FERTILE GROUND
SOWEAR.COM COMBINES FASHION, EDITORIAL AND COMMERCE TO GIVE EXPOSURE TO UP-AND-COMING FIRMS.
Byline: Peter Braunstein
NEW YORK — Take the plotlines of the film “Fame” and the play “Rent,” subtract the storyline of “Coyote Ugly,” add e-commerce and online resumes, and you have the contours of upstart Web site Sowear.com, a combination fashion etailer and artistic collective.
Established in February 2000 by Jason Yang, Sowear.com’s publisher and guiding force, the site has gradually evolved from debit-card financing to become a viable networking pool and e-commerce site.
Sowear.com’s fundamental mission is to give much-needed exposure to designers, photographers, makeup artists, hair stylists and fashion stylists looking for a break in the fashion industry — most of whom realize that, unlike Coyote’s Piper Perabo, it will probably take more than two months to become world famous. While the site posts the resumes of various collective members, it most effectively exhibits their talents through “Fertile Ground,” a multimedia magazine that showcases both talent and product. Users can then click through to the Sowear shop and check out the fashions creatively exhibited in the site’s multimedia displays.
Sowear, with its meager resources, has hit on a model for ‘romancing the consumer’ that goes beyond the presentation of more established e-commerce sites, where shoppers are enticed to purchase an ostrich-print lambskin logo sports bag for $1,365 because they can watch it move in 3D. Sowear takes several steps beyond this shop-window e-commerce merchandising model, embedding all its e-tail offerings within seductive lifestyle narratives.
According to Yang, who formerly designed men’s wear under his own line, traditional retailers are beginning to understand that creative fashion e-commerce doesn’t have to mean endless shots of clothing merchandised in a decontextualized online void.
“Importers are now beginning to contact me, and we’ve had one retailer — Hanna, a store in Tokyo — who has picked up a number of our designers, including XZZXZZX, Raina and Moi et Cat,” said Yang. “Larger companies still don’t understand that I’m working with young designers, but consumers seem to get it. They like the personalized service and the fact that designers will often enclose notes to them with the items they purchase.”
Yang also addressed the nagging question posed to all struggling dot-coms: How do you make money?
“Well, my Visa card is maxed out,” said Yang. “But as of two months ago, Sowear actually started supporting itself. The store had a huge impact — it made us go into profit, and now we’re shipping internationally.”
A key step was opening an offline store last November called Frida in New York’s East Village. But Sowear’s greatest success so far has been in helping its talented members make inroads into the industry.

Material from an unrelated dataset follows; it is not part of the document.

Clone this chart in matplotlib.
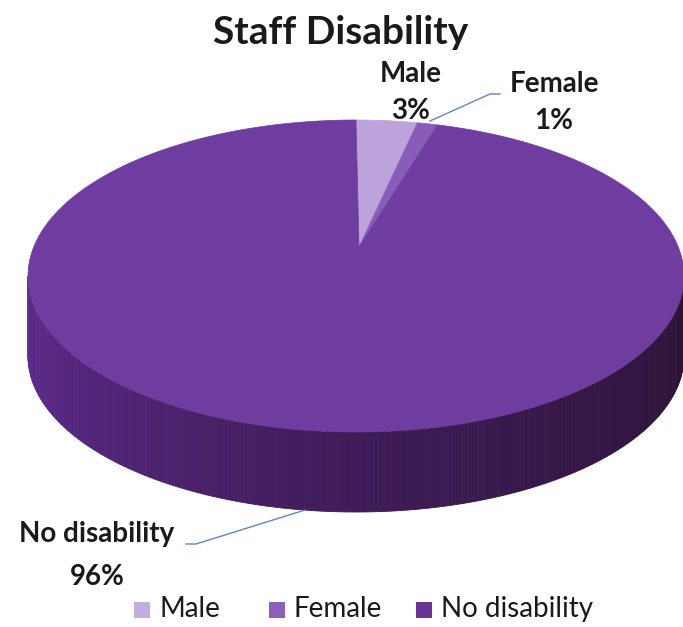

“The best thing that’s happened to my career is meeting Jason Yang,” said Cadillac, a makeup artist whose association with Sowear.com has netted him valuable connections and assignments. “Sometimes stylists will need someone in a hurry, and they’ll look up the site. Being on Sowear.com gives you legitimacy. I mean, word of mouth is great, but it doesn’t hold a lot of aesthetic weight: it’s better if people can see your work.”
Designer Roxi Suger has two lines of what she calls “unisexy templewear.” They are Angelrox and Dig-it, available both on the Sowear site and at her store at 18 Orchard Street. Suger also credits Sowear with broadening her horizons.
“I can’t even begin to describe how many facets of exposure Sowear has given me,” said Suger. “Apart from making contacts, I’m still getting consistent business from the site.”
Sowear’s budding reputation as a haven for the avant-garde has even attracted some celebrities, albeit off-kilter ones. The site and the Frida store are the exclusive distributors for Imitation of Imitation of Christ (IOIOC), the parody fashion collective known for its total anonymity and strange, Weathermen-style manifestos posted on the Sowear site.
IOIOC was recently filmed by a fashion television crew for a syndicated segment scheduled to air in late February on E!, in which they will dramatically re-enact their initial contact with Jason Yang via an anonymous courier. So as not to reveal their identity, IOIOC (filmed alongside their ‘lawyer’) insisted on having their faces mosaic-censored and their voices modified.